**TASK TO COMPLETE**
Return precisely the span of lines from the top of the material below to the line containing "from matplotlib.lines import Line2D", both included. Pictures are excluded.

**DATASET SECTION**
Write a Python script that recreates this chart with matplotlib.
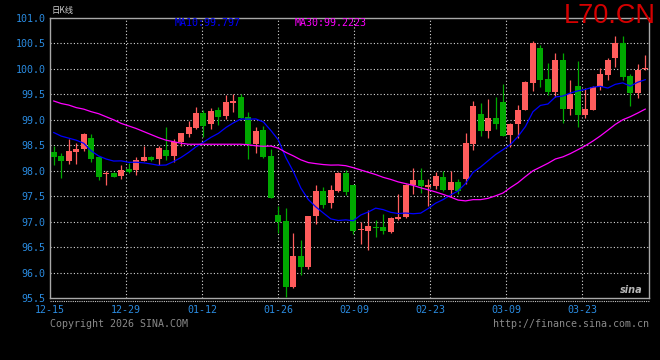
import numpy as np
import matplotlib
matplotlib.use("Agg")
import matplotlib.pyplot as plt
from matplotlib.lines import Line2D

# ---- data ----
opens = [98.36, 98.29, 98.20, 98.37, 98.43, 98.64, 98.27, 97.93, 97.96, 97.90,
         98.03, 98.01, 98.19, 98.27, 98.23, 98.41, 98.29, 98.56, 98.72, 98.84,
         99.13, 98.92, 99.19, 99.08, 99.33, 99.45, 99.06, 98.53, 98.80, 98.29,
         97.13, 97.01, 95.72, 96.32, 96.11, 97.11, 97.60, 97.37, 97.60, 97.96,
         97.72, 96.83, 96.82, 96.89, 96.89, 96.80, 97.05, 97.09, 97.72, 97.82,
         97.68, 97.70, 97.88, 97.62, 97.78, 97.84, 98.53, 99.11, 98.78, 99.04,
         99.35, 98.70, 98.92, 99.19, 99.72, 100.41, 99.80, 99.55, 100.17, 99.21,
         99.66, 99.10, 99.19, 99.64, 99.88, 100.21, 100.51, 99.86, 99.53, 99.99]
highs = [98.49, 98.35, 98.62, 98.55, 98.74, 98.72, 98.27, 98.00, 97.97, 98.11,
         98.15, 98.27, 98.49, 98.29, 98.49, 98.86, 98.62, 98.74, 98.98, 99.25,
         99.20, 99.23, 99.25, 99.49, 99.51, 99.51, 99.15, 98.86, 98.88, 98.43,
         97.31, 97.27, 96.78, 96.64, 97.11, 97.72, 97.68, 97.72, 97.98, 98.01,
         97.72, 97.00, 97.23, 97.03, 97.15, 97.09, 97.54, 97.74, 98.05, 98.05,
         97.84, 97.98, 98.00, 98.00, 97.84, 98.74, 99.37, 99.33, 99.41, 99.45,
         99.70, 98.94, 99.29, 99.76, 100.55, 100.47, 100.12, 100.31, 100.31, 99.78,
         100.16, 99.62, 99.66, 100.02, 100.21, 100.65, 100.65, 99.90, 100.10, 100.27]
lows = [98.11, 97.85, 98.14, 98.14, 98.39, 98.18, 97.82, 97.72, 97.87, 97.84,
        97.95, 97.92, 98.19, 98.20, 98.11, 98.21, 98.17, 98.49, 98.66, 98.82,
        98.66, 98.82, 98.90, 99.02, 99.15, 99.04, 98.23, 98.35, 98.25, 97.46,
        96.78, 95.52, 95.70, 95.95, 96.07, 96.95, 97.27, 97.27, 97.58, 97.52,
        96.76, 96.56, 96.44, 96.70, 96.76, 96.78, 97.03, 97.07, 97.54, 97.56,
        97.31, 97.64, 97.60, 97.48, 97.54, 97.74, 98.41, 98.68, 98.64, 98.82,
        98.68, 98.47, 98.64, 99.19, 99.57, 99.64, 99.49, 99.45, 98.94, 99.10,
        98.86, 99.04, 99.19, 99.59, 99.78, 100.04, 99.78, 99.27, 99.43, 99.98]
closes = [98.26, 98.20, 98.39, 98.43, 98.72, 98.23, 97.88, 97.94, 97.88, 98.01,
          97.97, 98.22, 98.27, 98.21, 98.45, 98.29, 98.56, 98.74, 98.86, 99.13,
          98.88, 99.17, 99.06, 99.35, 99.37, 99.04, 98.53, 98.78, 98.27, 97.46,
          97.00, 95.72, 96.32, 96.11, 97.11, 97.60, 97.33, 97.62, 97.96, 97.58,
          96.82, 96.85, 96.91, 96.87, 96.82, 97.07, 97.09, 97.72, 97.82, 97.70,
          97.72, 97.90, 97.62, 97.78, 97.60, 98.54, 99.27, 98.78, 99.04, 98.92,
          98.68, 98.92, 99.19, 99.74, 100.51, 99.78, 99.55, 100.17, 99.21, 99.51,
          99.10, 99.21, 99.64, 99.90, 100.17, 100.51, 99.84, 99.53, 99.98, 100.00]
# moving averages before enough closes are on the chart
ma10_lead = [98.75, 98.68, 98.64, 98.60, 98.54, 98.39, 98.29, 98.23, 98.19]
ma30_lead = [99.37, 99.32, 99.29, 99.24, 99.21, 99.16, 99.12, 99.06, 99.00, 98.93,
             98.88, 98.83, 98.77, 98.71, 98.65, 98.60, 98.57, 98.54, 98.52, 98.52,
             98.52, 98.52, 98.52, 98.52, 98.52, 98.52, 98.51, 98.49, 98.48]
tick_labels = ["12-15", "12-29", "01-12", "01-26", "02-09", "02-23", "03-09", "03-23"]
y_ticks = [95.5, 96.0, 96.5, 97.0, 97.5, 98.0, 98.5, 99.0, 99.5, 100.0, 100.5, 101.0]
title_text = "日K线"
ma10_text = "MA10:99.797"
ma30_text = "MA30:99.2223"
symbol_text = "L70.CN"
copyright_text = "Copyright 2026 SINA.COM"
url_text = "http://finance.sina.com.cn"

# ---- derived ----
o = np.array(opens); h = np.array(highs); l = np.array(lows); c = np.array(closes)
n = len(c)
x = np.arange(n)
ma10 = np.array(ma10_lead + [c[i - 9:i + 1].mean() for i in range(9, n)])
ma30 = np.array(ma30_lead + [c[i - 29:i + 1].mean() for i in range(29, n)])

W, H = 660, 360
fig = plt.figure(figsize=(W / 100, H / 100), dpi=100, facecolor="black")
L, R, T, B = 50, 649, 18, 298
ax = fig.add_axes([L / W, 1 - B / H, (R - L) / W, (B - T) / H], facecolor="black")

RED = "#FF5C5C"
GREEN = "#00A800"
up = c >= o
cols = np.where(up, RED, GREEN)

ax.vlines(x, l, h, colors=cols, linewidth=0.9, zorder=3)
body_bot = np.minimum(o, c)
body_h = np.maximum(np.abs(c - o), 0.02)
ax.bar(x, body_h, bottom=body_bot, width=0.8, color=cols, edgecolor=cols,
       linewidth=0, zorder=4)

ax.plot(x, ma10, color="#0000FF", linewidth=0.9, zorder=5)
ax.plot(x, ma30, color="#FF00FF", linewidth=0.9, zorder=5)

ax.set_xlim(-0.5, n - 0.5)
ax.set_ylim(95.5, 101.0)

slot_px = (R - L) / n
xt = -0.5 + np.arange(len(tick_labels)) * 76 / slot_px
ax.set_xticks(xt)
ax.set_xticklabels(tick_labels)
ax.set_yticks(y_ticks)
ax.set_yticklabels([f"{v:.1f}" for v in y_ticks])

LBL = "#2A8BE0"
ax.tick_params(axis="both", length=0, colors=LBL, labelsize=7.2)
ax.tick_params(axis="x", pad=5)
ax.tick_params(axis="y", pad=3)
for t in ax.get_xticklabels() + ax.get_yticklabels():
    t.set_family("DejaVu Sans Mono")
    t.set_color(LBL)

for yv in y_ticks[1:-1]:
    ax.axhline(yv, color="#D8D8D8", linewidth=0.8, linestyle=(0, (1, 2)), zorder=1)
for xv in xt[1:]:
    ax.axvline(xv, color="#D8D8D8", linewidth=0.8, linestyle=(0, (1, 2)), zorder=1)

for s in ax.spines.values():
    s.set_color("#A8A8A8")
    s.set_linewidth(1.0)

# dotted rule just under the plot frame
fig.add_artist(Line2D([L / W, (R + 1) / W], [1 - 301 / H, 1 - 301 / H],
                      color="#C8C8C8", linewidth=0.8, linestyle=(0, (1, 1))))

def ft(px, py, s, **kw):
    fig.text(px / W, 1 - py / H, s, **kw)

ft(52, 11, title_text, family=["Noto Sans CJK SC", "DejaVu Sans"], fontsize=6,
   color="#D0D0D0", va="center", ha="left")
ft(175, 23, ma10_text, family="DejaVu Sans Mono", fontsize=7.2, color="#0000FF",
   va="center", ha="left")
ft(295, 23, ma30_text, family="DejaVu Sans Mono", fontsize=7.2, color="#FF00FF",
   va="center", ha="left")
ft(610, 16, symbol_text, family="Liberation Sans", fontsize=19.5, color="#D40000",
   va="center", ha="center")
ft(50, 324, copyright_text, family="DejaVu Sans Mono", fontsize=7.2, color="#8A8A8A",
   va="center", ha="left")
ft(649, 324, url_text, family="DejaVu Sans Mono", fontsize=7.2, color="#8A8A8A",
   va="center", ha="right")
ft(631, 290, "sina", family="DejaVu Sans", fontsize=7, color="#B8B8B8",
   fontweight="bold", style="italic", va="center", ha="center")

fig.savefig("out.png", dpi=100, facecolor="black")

**SOLVED EXERCISE**
Write a Python script that recreates this chart with matplotlib.
import numpy as np
import matplotlib
matplotlib.use("Agg")
import matplotlib.pyplot as plt
from matplotlib.lines import Line2D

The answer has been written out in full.